--- Start Given data ---

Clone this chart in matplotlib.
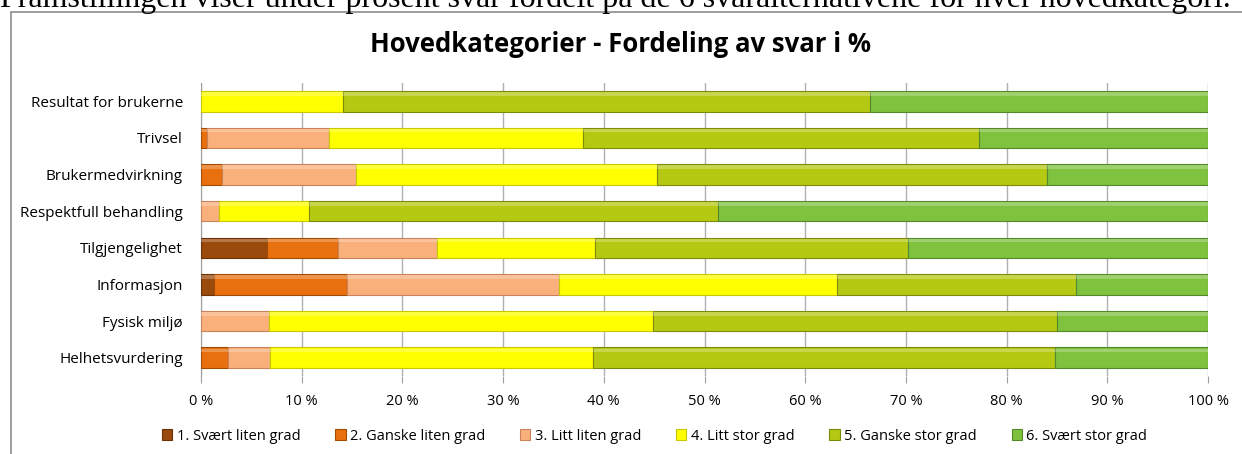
import matplotlib
matplotlib.use('Agg')
import matplotlib.pyplot as plt
from matplotlib.patches import Rectangle
import numpy as np

categories = ['Resultat for brukerne', 'Trivsel', 'Brukermedvirkning', 'Respektfull behandling',
              'Tilgjengelighet', 'Informasjon', 'Fysisk miljø', 'Helhetsvurdering']
series = ['1. Svært liten grad', '2. Ganske liten grad', '3. Litt liten grad',
          '4. Litt stor grad', '5. Ganske stor grad', '6. Svært stor grad']

# percent per category, one list per answer alternative
svaert_liten = [0.0, 0.0, 0.0, 0.0, 6.6, 1.3, 0.0, 0.0]
ganske_liten = [0.0, 0.6, 2.1, 0.0, 7.0, 13.2, 0.0, 2.7]
litt_liten = [0.0, 12.1, 13.3, 1.8, 9.8, 21.1, 6.8, 4.2]
litt_stor = [14.1, 25.2, 29.9, 8.9, 15.7, 27.6, 38.1, 32.0]
ganske_stor = [52.3, 39.4, 38.7, 40.6, 31.1, 23.7, 40.1, 45.9]
svaert_stor = [33.6, 22.7, 16.0, 48.7, 29.8, 13.1, 15.0, 15.2]

colors = ['#9a4a0c', '#e8700e', '#f9b07a', '#ffff00', '#b6c912', '#7ec23e']
edges = ['#6b3207', '#a04c06', '#c8835a', '#c8c800', '#7d8a0b', '#55882a']

fig = plt.figure(figsize=(12.42, 4.54), dpi=100)
ax = fig.add_axes([201 / 1242, 1 - 376 / 454, 1007 / 1242, 293 / 454])

data = [svaert_liten, ganske_liten, litt_liten, litt_stor, ganske_stor, svaert_stor]
y = np.arange(len(categories))
left = np.zeros(len(categories))
for vals, name, c, ec in zip(data, series, colors, edges):
    vals = np.array(vals)
    ax.barh(y, vals, left=left, height=0.56, color=c, edgecolor=ec, linewidth=0.8, label=name, zorder=3)
    # light strip on top of each segment for the glossy look
    ax.barh(y - 0.2, vals, left=left, height=0.1, color='white', alpha=0.25, linewidth=0, zorder=4)
    left += vals

ax.set_xlim(0, 100)
ax.set_ylim(len(categories) - 0.5, -0.5)
ax.set_yticks(y)
ax.set_yticklabels(categories, fontsize=11, family='Open Sans')
ax.set_xticks(np.arange(0, 101, 10))
ax.set_xticklabels(['%d %%' % v for v in range(0, 101, 10)], fontsize=10.5, family='Open Sans')
ax.tick_params(axis='y', length=0, pad=13)
ax.tick_params(axis='x', length=5, color='#a0a0a0', pad=8)
ax.grid(axis='x', color='#b0b0b0', linewidth=1, zorder=0)
for s in ['top', 'right']:
    ax.spines[s].set_visible(False)
ax.spines['left'].set_color('#a0a0a0')
ax.spines['bottom'].set_visible(False)

fig.text(0.5, 1 - 45 / 454, 'Hovedkategorier - Fordeling av svar i %', ha='center', va='center',
         fontsize=18.5, fontweight='bold', family='Open Sans')
fig.text(0.0, 1 - 7 / 454, 'Framstillingen viser under prosent svar fordelt på de 6 svaralternativene for hver hovedkategori.',
         ha='left', va='baseline', fontsize=23, family='Liberation Serif')

# chart frame, runs past the right and bottom edges as in the screenshot
fig.patches.append(Rectangle((11 / 1242, -0.05), 1.0, 1 - 12 / 454 + 0.05, transform=fig.transFigure,
                             fill=False, edgecolor='#8c8c8c', linewidth=1.2))

leg = fig.legend(loc='center', bbox_to_anchor=(0.527, 1 - 436 / 454), ncol=6, frameon=False,
                 prop={'family': 'Open Sans', 'size': 10.5}, handlelength=0.7, handleheight=0.7,
                 handletextpad=0.3, columnspacing=2.4)

fig.savefig('out.png', dpi=100)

--- End Given data ---

Your objective: Reproduce the material above exactly, first line through the line that contains "import numpy as np", minus the pictures.

Output:
Clone this chart in matplotlib.
import matplotlib
matplotlib.use('Agg')
import matplotlib.pyplot as plt
from matplotlib.patches import Rectangle
import numpy as np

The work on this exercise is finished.